Logo a seguir me ví envolta em abraços e beijos e sentí que me carregaram até um pequeno palco, onde seria feita a entrega das medalhas personalizadas e um troféu para a escola.
Agora, já estávamos em fila, aguardando o início do Hino Nacional, que daria prosseguimento à cerimônia.
Entoamos o Hino com os braços perfilados e o corpo ereto, junto a um grande coro de vozes emocionadas. Terminado o Hino a diretora de nossa escola foi chamada para proceder a entrega das medalhas, as minhas colegas de equipe.

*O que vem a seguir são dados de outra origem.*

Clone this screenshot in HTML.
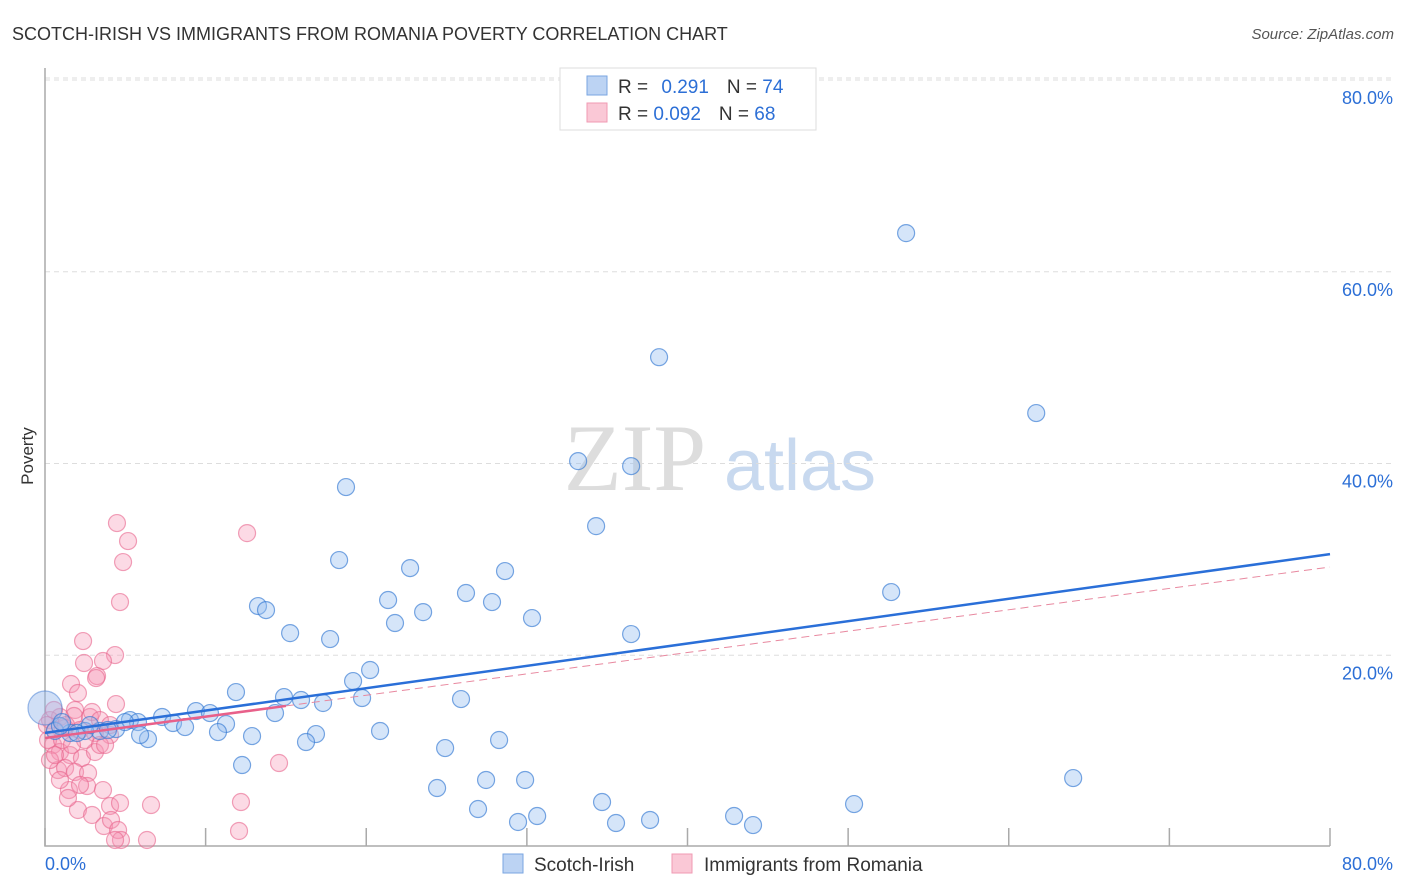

Quando chegou a minha vez pareceu nervosa, confusa. Olhou para as próprias mãos, para o chão, falou baixinho com o técnico de nosso time e aproximou-se de mim para surpeender-me com um eufórico abraço .Esta fora uma maneira delicada de me consolar e meu único prêmio naquele dia. A medalha que deveria ser minha não deu o ar de sua graça, deixando-me, isso sim, às traças.
Por ironia do destino a medalha que me coube não estava alí por não ter sido confeccionada-um lapso lamentável.
E meus olhos úmidos denunciavam a desolação. Eu recebera a medalha de direito mas não de fato.
E esse, aliás, era um fato consumado, irreversível mas não conclusivo.
Se me debrussasse novamente sobre  o acontecido, talvez me reconfortasse pensar que acrescentando aquela jogada decisiva ao meu time, já fora premiada pelo destino, antecipadamente, pois o calor humano recebido e o fato de ter dado a vitória para munha escola, falavam mais alto.
Este mesmo calor humano,  que tanto me comoveu, permaneceria bem guardado do lado de dentro de meu ser, junto ao coração.
E a medalha , presa do lado de fora do peito, de minhas colegas de equipe, teria a mesma sorte? E se fosse vítima de alguma intempérie?ou caísse num ralo?ou sofresse um furto?ou perdesse o brilho?
Definitivamente, segundo os preceitos da filosofia, chego a conclusão de que vale mais a pena vir a ser do que vir a ter medalhas.